__Required task__.
Give the data again exactly as written, skipping any pictures.
====
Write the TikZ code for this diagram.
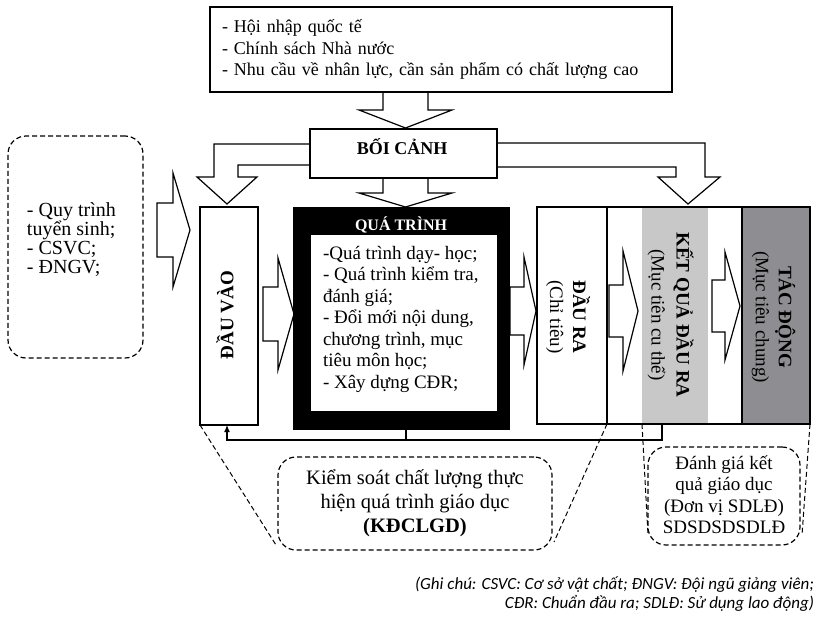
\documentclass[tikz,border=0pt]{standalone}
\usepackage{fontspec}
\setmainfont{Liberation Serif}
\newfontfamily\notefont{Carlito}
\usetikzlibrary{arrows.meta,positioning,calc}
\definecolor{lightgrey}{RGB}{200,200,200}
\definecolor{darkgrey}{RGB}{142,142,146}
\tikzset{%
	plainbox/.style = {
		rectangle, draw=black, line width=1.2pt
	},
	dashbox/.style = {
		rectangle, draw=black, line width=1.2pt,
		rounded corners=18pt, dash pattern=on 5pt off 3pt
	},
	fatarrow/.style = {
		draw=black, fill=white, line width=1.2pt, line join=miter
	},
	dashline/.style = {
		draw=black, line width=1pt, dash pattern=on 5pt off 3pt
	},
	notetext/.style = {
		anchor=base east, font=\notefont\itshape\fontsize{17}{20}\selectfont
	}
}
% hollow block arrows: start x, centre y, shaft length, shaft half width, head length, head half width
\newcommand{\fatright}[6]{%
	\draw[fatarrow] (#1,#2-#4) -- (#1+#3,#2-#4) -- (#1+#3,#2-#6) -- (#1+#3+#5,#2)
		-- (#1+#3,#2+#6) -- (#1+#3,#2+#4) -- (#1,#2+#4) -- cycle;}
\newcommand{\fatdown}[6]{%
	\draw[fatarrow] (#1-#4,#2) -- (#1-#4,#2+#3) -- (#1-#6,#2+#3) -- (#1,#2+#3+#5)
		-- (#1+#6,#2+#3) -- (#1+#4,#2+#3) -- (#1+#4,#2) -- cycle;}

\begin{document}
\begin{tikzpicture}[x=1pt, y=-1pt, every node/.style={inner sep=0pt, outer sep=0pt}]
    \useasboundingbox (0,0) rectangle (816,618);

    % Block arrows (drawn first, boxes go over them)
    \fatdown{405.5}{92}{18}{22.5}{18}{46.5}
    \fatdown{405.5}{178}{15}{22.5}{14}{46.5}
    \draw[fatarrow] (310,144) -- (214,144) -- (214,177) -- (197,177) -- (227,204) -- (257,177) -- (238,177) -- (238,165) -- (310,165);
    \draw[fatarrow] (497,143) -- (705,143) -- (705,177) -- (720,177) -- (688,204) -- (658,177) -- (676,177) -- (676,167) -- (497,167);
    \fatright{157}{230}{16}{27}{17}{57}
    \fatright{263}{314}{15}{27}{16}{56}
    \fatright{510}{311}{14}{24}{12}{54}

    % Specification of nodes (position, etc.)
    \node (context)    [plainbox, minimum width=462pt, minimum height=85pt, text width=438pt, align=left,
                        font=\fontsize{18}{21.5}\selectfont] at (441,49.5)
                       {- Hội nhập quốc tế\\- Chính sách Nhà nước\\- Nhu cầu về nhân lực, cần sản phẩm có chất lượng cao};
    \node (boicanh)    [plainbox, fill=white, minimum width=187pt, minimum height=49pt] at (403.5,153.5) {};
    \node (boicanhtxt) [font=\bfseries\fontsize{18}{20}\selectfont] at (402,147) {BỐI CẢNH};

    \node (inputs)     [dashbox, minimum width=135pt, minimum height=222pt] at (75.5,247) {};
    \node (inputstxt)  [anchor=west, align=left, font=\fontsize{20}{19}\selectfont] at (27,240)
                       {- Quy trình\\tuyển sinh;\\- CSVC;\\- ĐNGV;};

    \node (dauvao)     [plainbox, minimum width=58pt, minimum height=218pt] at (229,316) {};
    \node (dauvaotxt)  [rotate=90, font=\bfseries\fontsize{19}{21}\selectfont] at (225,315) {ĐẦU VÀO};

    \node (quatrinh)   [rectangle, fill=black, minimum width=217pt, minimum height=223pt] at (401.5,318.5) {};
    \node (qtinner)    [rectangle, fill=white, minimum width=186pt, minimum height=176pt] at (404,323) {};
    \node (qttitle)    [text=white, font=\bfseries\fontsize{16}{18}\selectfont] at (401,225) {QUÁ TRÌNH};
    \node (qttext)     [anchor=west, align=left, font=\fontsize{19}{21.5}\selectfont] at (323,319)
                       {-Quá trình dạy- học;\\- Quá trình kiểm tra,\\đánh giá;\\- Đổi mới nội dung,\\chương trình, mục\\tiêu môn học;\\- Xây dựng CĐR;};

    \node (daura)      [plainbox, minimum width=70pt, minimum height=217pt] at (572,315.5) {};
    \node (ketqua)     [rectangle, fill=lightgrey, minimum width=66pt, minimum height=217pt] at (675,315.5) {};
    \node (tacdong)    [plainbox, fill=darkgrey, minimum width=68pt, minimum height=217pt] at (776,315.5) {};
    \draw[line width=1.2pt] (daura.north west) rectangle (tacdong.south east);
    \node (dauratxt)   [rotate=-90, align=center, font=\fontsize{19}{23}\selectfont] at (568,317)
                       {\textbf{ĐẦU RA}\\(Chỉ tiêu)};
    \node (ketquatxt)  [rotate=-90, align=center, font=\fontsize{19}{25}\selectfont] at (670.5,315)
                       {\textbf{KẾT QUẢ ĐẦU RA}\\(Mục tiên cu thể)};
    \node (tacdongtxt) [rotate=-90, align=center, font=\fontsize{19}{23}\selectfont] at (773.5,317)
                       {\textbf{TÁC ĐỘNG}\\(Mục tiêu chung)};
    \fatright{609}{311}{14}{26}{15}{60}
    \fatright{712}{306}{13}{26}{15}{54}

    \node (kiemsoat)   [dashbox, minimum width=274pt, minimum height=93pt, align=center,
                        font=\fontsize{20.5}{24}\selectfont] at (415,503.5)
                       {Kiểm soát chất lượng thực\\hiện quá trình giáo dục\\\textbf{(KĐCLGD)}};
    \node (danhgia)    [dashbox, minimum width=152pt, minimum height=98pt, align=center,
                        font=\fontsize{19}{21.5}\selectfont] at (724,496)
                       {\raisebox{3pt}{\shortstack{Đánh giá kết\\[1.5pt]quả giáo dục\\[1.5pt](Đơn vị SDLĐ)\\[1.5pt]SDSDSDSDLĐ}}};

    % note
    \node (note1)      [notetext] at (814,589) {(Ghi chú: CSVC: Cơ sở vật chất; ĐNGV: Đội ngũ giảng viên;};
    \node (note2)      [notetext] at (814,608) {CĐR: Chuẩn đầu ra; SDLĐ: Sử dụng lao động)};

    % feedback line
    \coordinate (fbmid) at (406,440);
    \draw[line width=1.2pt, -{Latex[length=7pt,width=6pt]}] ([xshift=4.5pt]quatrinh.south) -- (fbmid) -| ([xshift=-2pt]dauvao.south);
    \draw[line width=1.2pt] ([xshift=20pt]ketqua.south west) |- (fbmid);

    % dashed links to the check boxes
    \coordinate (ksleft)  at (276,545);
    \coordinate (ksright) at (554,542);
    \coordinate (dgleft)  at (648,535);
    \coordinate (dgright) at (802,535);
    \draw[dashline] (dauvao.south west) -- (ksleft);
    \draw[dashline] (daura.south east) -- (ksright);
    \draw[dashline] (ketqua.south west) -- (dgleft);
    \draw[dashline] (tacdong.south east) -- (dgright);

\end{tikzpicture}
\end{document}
====
__Output of the task__.
Write the TikZ code for this diagram.
\documentclass[tikz,border=0pt]{standalone}
\usepackage{fontspec}
\setmainfont{Liberation Serif}
\newfontfamily\notefont{Carlito}
\usetikzlibrary{arrows.meta,positioning,calc}
\definecolor{lightgrey}{RGB}{200,200,200}
\definecolor{darkgrey}{RGB}{142,142,146}
\tikzset{%
	plainbox/.style = {
		rectangle, draw=black, line width=1.2pt
	},
	dashbox/.style = {
		rectangle, draw=black, line width=1.2pt,
		rounded corners=18pt, dash pattern=on 5pt off 3pt
	},
	fatarrow/.style = {
		draw=black, fill=white, line width=1.2pt, line join=miter
	},
	dashline/.style = {
		draw=black, line width=1pt, dash pattern=on 5pt off 3pt
	},
	notetext/.style = {
		anchor=base east, font=\notefont\itshape\fontsize{17}{20}\selectfont
	}
}
% hollow block arrows: start x, centre y, shaft length, shaft half width, head length, head half width
\newcommand{\fatright}[6]{%
	\draw[fatarrow] (#1,#2-#4) -- (#1+#3,#2-#4) -- (#1+#3,#2-#6) -- (#1+#3+#5,#2)
		-- (#1+#3,#2+#6) -- (#1+#3,#2+#4) -- (#1,#2+#4) -- cycle;}
\newcommand{\fatdown}[6]{%
	\draw[fatarrow] (#1-#4,#2) -- (#1-#4,#2+#3) -- (#1-#6,#2+#3) -- (#1,#2+#3+#5)
		-- (#1+#6,#2+#3) -- (#1+#4,#2+#3) -- (#1+#4,#2) -- cycle;}

\begin{document}
\begin{tikzpicture}[x=1pt, y=-1pt, every node/.style={inner sep=0pt, outer sep=0pt}]
    \useasboundingbox (0,0) rectangle (816,618);

    % Block arrows (drawn first, boxes go over them)
    \fatdown{405.5}{92}{18}{22.5}{18}{46.5}
    \fatdown{405.5}{178}{15}{22.5}{14}{46.5}
    \draw[fatarrow] (310,144) -- (214,144) -- (214,177) -- (197,177) -- (227,204) -- (257,177) -- (238,177) -- (238,165) -- (310,165);
    \draw[fatarrow] (497,143) -- (705,143) -- (705,177) -- (720,177) -- (688,204) -- (658,177) -- (676,177) -- (676,167) -- (497,167);
    \fatright{157}{230}{16}{27}{17}{57}
    \fatright{263}{314}{15}{27}{16}{56}
    \fatright{510}{311}{14}{24}{12}{54}

    % Specification of nodes (position, etc.)
    \node (context)    [plainbox, minimum width=462pt, minimum height=85pt, text width=438pt, align=left,
                        font=\fontsize{18}{21.5}\selectfont] at (441,49.5)
                       {- Hội nhập quốc tế\\- Chính sách Nhà nước\\- Nhu cầu về nhân lực, cần sản phẩm có chất lượng cao};
    \node (boicanh)    [plainbox, fill=white, minimum width=187pt, minimum height=49pt] at (403.5,153.5) {};
    \node (boicanhtxt) [font=\bfseries\fontsize{18}{20}\selectfont] at (402,147) {BỐI CẢNH};

    \node (inputs)     [dashbox, minimum width=135pt, minimum height=222pt] at (75.5,247) {};
    \node (inputstxt)  [anchor=west, align=left, font=\fontsize{20}{19}\selectfont] at (27,240)
                       {- Quy trình\\tuyển sinh;\\- CSVC;\\- ĐNGV;};

    \node (dauvao)     [plainbox, minimum width=58pt, minimum height=218pt] at (229,316) {};
    \node (dauvaotxt)  [rotate=90, font=\bfseries\fontsize{19}{21}\selectfont] at (225,315) {ĐẦU VÀO};

    \node (quatrinh)   [rectangle, fill=black, minimum width=217pt, minimum height=223pt] at (401.5,318.5) {};
    \node (qtinner)    [rectangle, fill=white, minimum width=186pt, minimum height=176pt] at (404,323) {};
    \node (qttitle)    [text=white, font=\bfseries\fontsize{16}{18}\selectfont] at (401,225) {QUÁ TRÌNH};
    \node (qttext)     [anchor=west, align=left, font=\fontsize{19}{21.5}\selectfont] at (323,319)
                       {-Quá trình dạy- học;\\- Quá trình kiểm tra,\\đánh giá;\\- Đổi mới nội dung,\\chương trình, mục\\tiêu môn học;\\- Xây dựng CĐR;};

    \node (daura)      [plainbox, minimum width=70pt, minimum height=217pt] at (572,315.5) {};
    \node (ketqua)     [rectangle, fill=lightgrey, minimum width=66pt, minimum height=217pt] at (675,315.5) {};
    \node (tacdong)    [plainbox, fill=darkgrey, minimum width=68pt, minimum height=217pt] at (776,315.5) {};
    \draw[line width=1.2pt] (daura.north west) rectangle (tacdong.south east);
    \node (dauratxt)   [rotate=-90, align=center, font=\fontsize{19}{23}\selectfont] at (568,317)
                       {\textbf{ĐẦU RA}\\(Chỉ tiêu)};
    \node (ketquatxt)  [rotate=-90, align=center, font=\fontsize{19}{25}\selectfont] at (670.5,315)
                       {\textbf{KẾT QUẢ ĐẦU RA}\\(Mục tiên cu thể)};
    \node (tacdongtxt) [rotate=-90, align=center, font=\fontsize{19}{23}\selectfont] at (773.5,317)
                       {\textbf{TÁC ĐỘNG}\\(Mục tiêu chung)};
    \fatright{609}{311}{14}{26}{15}{60}
    \fatright{712}{306}{13}{26}{15}{54}

    \node (kiemsoat)   [dashbox, minimum width=274pt, minimum height=93pt, align=center,
                        font=\fontsize{20.5}{24}\selectfont] at (415,503.5)
                       {Kiểm soát chất lượng thực\\hiện quá trình giáo dục\\\textbf{(KĐCLGD)}};
    \node (danhgia)    [dashbox, minimum width=152pt, minimum height=98pt, align=center,
                        font=\fontsize{19}{21.5}\selectfont] at (724,496)
                       {\raisebox{3pt}{\shortstack{Đánh giá kết\\[1.5pt]quả giáo dục\\[1.5pt](Đơn vị SDLĐ)\\[1.5pt]SDSDSDSDLĐ}}};

    % note
    \node (note1)      [notetext] at (814,589) {(Ghi chú: CSVC: Cơ sở vật chất; ĐNGV: Đội ngũ giảng viên;};
    \node (note2)      [notetext] at (814,608) {CĐR: Chuẩn đầu ra; SDLĐ: Sử dụng lao động)};

    % feedback line
    \coordinate (fbmid) at (406,440);
    \draw[line width=1.2pt, -{Latex[length=7pt,width=6pt]}] ([xshift=4.5pt]quatrinh.south) -- (fbmid) -| ([xshift=-2pt]dauvao.south);
    \draw[line width=1.2pt] ([xshift=20pt]ketqua.south west) |- (fbmid);

    % dashed links to the check boxes
    \coordinate (ksleft)  at (276,545);
    \coordinate (ksright) at (554,542);
    \coordinate (dgleft)  at (648,535);
    \coordinate (dgright) at (802,535);
    \draw[dashline] (dauvao.south west) -- (ksleft);
    \draw[dashline] (daura.south east) -- (ksright);
    \draw[dashline] (ketqua.south west) -- (dgleft);
    \draw[dashline] (tacdong.south east) -- (dgright);

\end{tikzpicture}
\end{document}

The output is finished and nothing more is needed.